In either case, the regulations do not dictate that the audio be devoid of dynamic range nor do they mandate that levels constantly stay at the target value so that your LKFS/LUFS meter looks more like an FM modulation monitor at a major market radio station. Soft passages are allowed to stay soft and loud passages are permitted to pass through generally unaltered, so long as the average over the duration of the program segment is maintained and, where applicable, True Peak values are not exceeded.

Just like audio can be over-processed, it can also be under-processed. Trying to watch a sporting event in a noisy bar or restaurant (or even the average living room) would be frustrating if presented with the amount of dynamic range appropriate for a cinematic presentation in a high-end, multi-channel home theater.

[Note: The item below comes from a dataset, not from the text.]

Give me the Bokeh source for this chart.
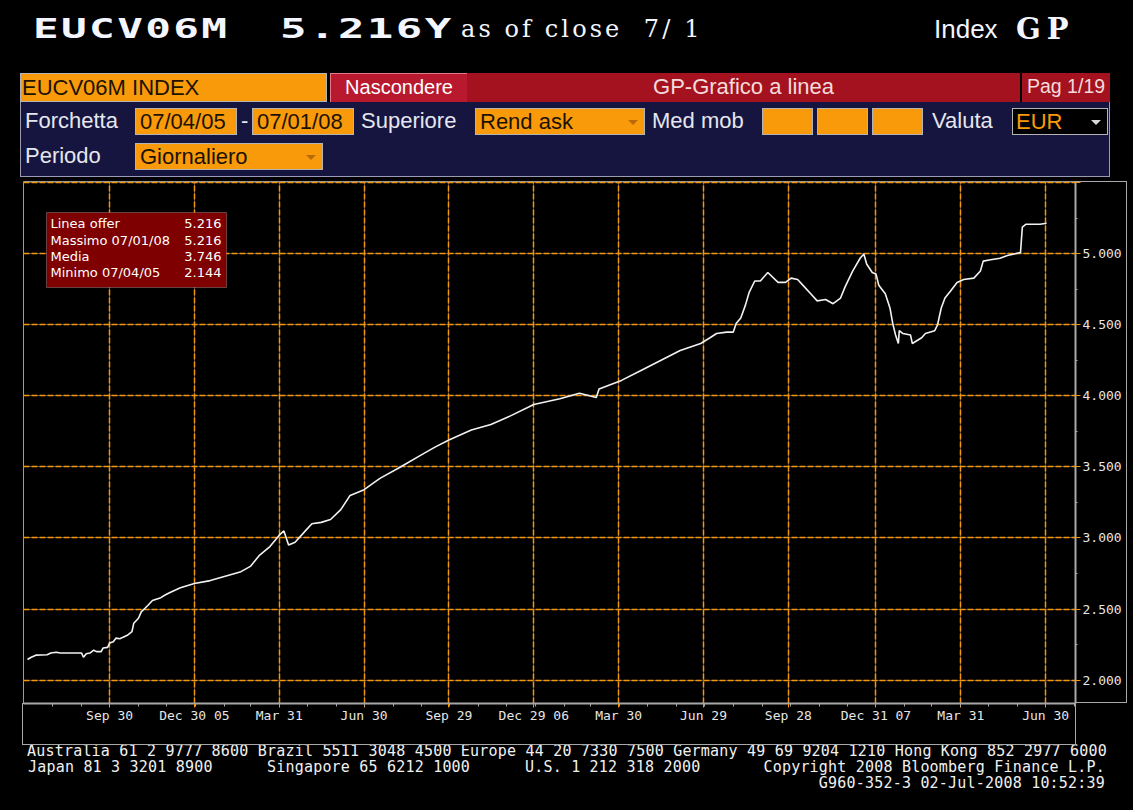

The proper balance is found in what is commonly called the “comfort zone,” that is, the range in which the viewer never strains to hear lower-level programming yet is never annoyed by excessively loud levels. This is sometimes described as the situation in which the viewer never feels the need to reach for the volume control on their television, mobile phone, or tablet.

What Is APTO?

The audio processing within ARC is performed by Linear Acoustic® APTO™, our latest and most advanced adaptive loudness control algorithm to date.

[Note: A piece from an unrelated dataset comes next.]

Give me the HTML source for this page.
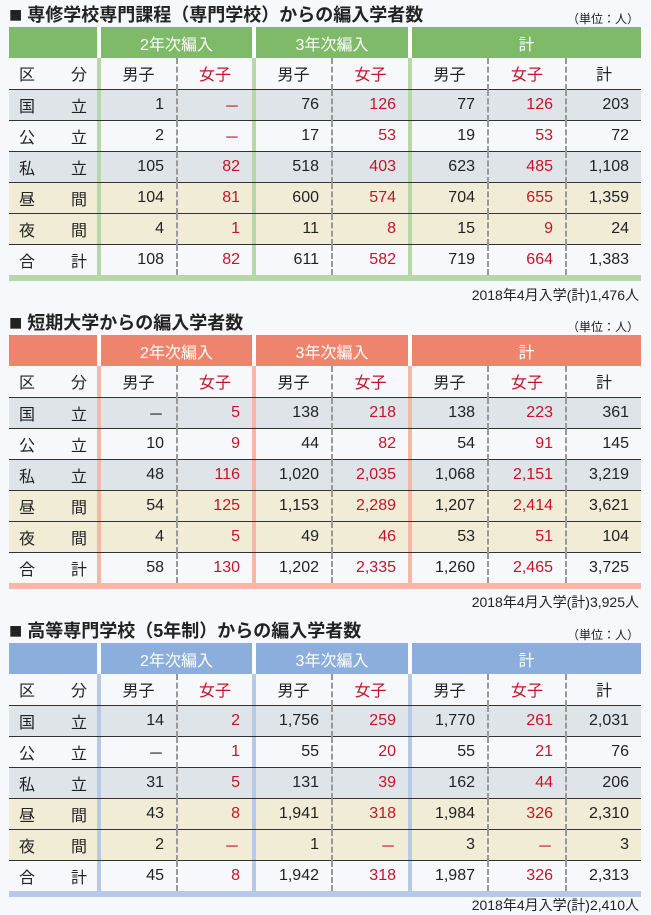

APTO ensures that ARC can deliver audio that is compliant with various television broadcast regulatory loudness standards including EBU R128, ATSC A/85, FreeTV OP59, ARIB TR-B32, and AGCOM 219/09/CSP as well as the AES-TD1006 streaming standard.

It also includes profiles for other non-broadcast delivery platforms and listening environments such as gaming, movies, earphones, and in-flight entertainment.

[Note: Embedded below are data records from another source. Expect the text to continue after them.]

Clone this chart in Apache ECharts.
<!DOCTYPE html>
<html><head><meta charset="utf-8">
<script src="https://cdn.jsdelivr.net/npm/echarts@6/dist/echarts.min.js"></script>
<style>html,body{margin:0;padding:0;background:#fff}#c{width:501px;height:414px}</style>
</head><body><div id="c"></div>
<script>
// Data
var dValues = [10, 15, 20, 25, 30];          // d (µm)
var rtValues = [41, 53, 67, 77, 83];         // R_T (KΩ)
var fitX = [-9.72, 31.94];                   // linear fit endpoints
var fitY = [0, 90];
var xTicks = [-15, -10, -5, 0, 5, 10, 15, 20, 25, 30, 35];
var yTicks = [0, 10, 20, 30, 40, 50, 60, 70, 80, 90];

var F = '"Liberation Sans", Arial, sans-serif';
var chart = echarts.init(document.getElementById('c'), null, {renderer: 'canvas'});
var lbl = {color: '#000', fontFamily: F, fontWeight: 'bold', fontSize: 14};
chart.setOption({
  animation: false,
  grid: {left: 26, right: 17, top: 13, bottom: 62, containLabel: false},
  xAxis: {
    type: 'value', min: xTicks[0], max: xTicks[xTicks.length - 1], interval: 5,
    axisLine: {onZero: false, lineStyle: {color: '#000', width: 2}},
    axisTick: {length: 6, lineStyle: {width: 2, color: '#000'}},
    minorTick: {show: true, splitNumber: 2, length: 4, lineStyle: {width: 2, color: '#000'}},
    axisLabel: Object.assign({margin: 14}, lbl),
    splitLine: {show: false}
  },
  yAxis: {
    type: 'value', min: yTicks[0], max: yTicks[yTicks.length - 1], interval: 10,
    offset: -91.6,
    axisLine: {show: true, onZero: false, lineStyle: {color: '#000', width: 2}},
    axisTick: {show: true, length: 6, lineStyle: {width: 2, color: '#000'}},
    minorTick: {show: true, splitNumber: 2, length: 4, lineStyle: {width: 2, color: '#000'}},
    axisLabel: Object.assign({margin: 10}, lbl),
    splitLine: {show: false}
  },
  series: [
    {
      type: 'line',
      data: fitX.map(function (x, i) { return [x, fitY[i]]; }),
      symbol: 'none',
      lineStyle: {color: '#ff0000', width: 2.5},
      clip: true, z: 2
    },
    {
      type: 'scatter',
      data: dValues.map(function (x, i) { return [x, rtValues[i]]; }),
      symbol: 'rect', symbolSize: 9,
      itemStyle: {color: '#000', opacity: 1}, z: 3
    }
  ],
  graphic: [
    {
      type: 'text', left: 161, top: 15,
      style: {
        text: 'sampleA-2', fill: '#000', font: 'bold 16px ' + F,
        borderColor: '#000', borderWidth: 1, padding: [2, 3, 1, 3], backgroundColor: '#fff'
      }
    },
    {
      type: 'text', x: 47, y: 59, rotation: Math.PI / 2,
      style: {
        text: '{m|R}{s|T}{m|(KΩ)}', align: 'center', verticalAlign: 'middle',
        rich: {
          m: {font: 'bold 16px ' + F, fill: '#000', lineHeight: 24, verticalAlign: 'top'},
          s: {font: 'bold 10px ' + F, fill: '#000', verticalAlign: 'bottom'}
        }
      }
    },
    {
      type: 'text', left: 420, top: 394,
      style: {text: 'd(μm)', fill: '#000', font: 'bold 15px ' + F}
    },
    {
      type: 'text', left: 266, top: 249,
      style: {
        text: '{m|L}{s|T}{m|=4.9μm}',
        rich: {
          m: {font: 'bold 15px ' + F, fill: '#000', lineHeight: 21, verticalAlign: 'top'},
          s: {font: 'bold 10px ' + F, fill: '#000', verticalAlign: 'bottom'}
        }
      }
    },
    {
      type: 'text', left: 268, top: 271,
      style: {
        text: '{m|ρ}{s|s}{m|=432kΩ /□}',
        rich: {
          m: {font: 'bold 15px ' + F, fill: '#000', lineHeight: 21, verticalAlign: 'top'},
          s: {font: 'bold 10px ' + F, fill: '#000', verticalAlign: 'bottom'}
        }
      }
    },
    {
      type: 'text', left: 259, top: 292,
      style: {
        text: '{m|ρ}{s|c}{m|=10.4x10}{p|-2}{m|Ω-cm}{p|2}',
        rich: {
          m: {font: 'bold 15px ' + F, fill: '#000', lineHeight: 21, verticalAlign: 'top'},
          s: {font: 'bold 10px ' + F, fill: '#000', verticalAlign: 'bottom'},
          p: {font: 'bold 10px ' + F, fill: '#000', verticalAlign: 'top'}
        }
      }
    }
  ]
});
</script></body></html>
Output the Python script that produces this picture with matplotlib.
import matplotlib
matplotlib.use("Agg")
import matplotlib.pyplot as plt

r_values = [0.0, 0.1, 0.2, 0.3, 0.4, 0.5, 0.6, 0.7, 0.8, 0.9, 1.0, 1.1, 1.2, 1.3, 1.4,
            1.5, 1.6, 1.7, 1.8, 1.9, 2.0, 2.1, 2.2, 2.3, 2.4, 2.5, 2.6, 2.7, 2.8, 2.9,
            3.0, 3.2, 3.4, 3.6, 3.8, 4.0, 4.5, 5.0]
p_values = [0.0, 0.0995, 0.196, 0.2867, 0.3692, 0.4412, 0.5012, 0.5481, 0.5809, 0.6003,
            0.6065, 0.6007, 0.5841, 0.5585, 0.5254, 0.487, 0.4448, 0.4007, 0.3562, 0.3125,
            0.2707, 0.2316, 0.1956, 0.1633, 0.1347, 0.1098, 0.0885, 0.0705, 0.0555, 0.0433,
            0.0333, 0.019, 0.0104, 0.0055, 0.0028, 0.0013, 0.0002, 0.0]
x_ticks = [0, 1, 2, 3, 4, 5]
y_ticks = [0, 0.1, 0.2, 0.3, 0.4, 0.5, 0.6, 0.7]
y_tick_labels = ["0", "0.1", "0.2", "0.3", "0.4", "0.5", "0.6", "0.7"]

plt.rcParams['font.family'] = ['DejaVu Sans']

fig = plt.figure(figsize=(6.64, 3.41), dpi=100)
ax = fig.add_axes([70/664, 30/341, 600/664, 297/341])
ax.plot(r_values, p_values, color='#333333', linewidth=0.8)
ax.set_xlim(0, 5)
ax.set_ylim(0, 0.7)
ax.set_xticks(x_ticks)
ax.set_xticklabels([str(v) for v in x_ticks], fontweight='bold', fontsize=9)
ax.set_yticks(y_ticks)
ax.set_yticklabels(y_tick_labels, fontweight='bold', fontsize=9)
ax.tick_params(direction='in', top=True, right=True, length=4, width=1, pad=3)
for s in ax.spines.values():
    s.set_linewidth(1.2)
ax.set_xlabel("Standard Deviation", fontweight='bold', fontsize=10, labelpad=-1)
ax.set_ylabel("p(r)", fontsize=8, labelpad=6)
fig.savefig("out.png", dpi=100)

APTO enhances the listening experience by providing consistent audio levels within a user-defined “comfort zone”, thus eliminating listener annoyance due to sudden loudness shifts. It also improves dialogue intelligibility, addressing one of the most common complaints with television audio. Best of all, it does so without audibly affecting the sound quality and artistic intent of the original content.

What Makes APTO Different?

Traditional real-time television processing normally employs a series of wideband and/or multiband compressors or AGCs that react to changing input levels by either increasing or decreasing gain in an effort to provide a more consistent output level. The various threshold, ratio, and attack and release rates can be adjusted to help determine the amount of dynamic range present at the output, or, put another way, how close to the desired output level the audio remains at any given time. A final look-ahead limiter is typically employed for peak control.

One potential downside to this type of processing is that unless the audio falls below a specified gate threshold – the point at which low-level audio isn’t increased so as not to bring up background noise – the gain is always changing, whether it needs to or not. Furthermore, multiband processing by design re-balances the spectral mix of the program. This can be advantageous for helping to fix less-than-ideal mixes or if a spectrally consistent output is a priority, but it can also affect the artistic intent of well-mixed content.

In contrast, APTO focuses on achieving the following goals:

Ensuring that foreground sounds – particularly dialog – remain intelligible at all times
Allowing the user to define a comfort zone within which no additional audio processing is applied, providing a more natural sense of dynamics
Maintaining the spectral balance of the original program material to preserve the artistic intent
Achieving and maintaining an output target level that is in compliance with global loudness regulations and is optimized for distribution platforms (such as streaming and on-demand services) and for specific devices and listening environments (including mobile phones and tablets)

How Does APTO Work?

In very basic terms, APTO first measures and analyzes the loudness of the incoming audio. In its first processing stage – the “Dynamic Range” stage - it applies realtime loudness control to reduce the overall dynamic range and get the levels within the user-defined comfort zone. This processed audio is then scaled in the second processing stage – the “Compliance” stage - to achieve an average output level that matches the desired target loudness value.

As mentioned previously, ARC includes a host of factory profiles for various loudness standards and deliverable platforms, but individual controls to fine-tune both processing stages are also brought out to the user interface and are described in greater detail later in the sections on Basic and Advanced APTO processing.